Op-Ed

Vin Scully, pitch perfect for the Dodgers

Sometimes it seems that if you don't say it, it hasn't happened.

I know what you mean, but I don't look at it that way. The first thing I had to prove in Southern California was that I was fair; that I wasn't rooting for the Dodgers on the air. I hope after all these years people realize, he's accurate. If he says it was a great play, it must have been a great play, not because a Dodger made the play.

Did you ever see a call and think, that's not right?

Oh I have, and I've tried very hard — I admire the umpires; it's such a difficult job. We have a million dollars [in equipment] just to show you somebody being safe or out at first base. And 99% of the time the umpire's right. But if they make a mistake, I just try to gloss over it. Just as I hope somebody would gloss over my mistakes too.

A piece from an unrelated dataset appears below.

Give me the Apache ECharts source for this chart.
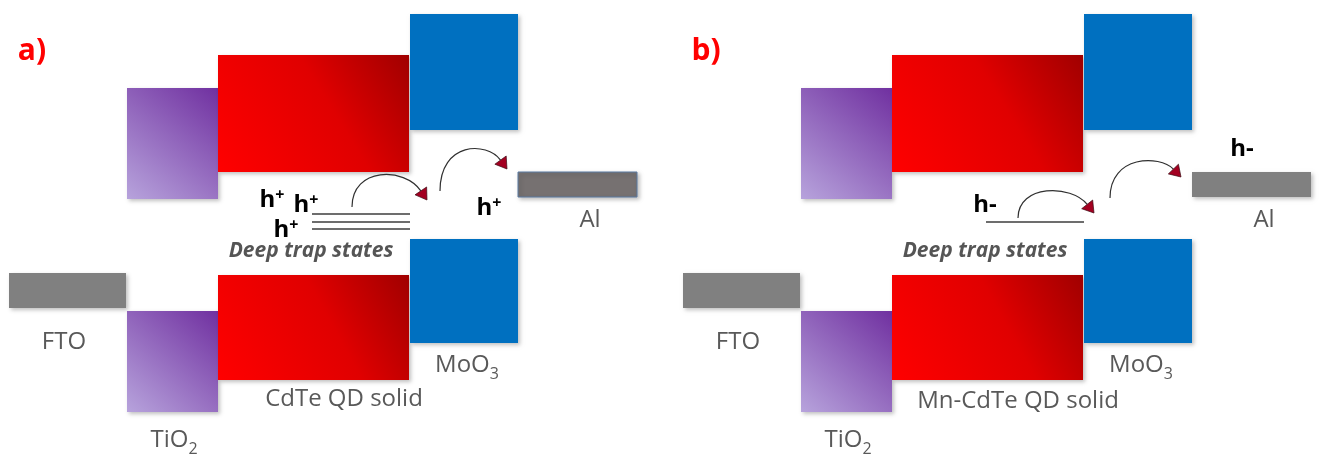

There's a big discussion in baseball: We can see whether the play was called properly and correct it if necessary. The fear is that it would take too much time. But eventually, maybe they'll do like football, and have a man upstairs to say yes or no quickly.

Maybe we'll have bases fitted with electronic sensors to determine when someone's safe?

I can't imagine it coming to that, but I never imagined domed stadiums and AstroTurf! But I hope not. An honest disagreement, where the manager comes out and argues — I think the fan really likes that, especially if they're with the manager. They would love to run down on the field and argue, but they leave it in his hands.

You sometimes let the stadium noise tell the story — like the minute-plus when you didn't say a word after Hank Aaron broke Babe Ruth's home-run record.

When I was very young I fell in love with the roar of the crowd. [Listening to] college football, I'd crawl under the big radio. Somebody on either team would do something and the crowd would be thrilled. Once I got into the business, I realized there's nothing better than the roar of the crowd, so I tried to call the play as quickly and as accurately as possible and then get out of the way and let the crowd roar. What could you say that would be better?

Do you have a different voice for radio, for TV, for every day?

It might be a little different when I have a headset on and [with] the crowd [sounds]. I did learn that when you're going to talk almost nonstop for three hours, you try to keep your voice more from the diaphragm than maybe your ordinary at-the-breakfast-table voice.

Baseball has had the White Sox scandal, the strike, steroids; how does it survive?

The game is greater than the people who play it. There's a difference between baseball and other sports. Everyone has played a little bit of ball, but not many people have played football, not many people are tall enough to play basketball. But baseball touches everybody. In springtime, you see pictures of nuns playing catch. Everybody plays it.

Another thing is, the baseball fan knows in his heart and soul that he knows as much as any manager alive today. That's why they come; that's why they second-guess. You're not going to have a football fan second-guess the complicated maneuvers — they try, but they can't, and they know they can't. But baseball — oh, yes.

You're not on the road with the team anymore. Was it hard to make that break?

In the beginning it was a strange feeling to watch the bus pull away. But at this stage of my life, realistically, I treasure the time that I'm off as well as the time that I'm doing the game.

Do you listen or watch when they're playing out of town?

Oh no, I like to get away from it. I also don't want to lock my wife into it, that I'm going to sit there and watch the game. What I do is, in the morning, when I'm checking the papers, I'll make notes, so I'll know what they've done.

You've worked with a partner, with two partners on the air. How different is it from working solo?

When I did football for CBS, I [worked with] Jim Brown, the player, and the coach, George Allen. I had one on each side of me, and I'd be doing the play by play but also trying to remember, who did I ask the last question of, so I could balance everything? I did the game of the week in baseball with Joe Garagiola, and we had a lot of fun. We were just two characters sitting watching the game and making remarks.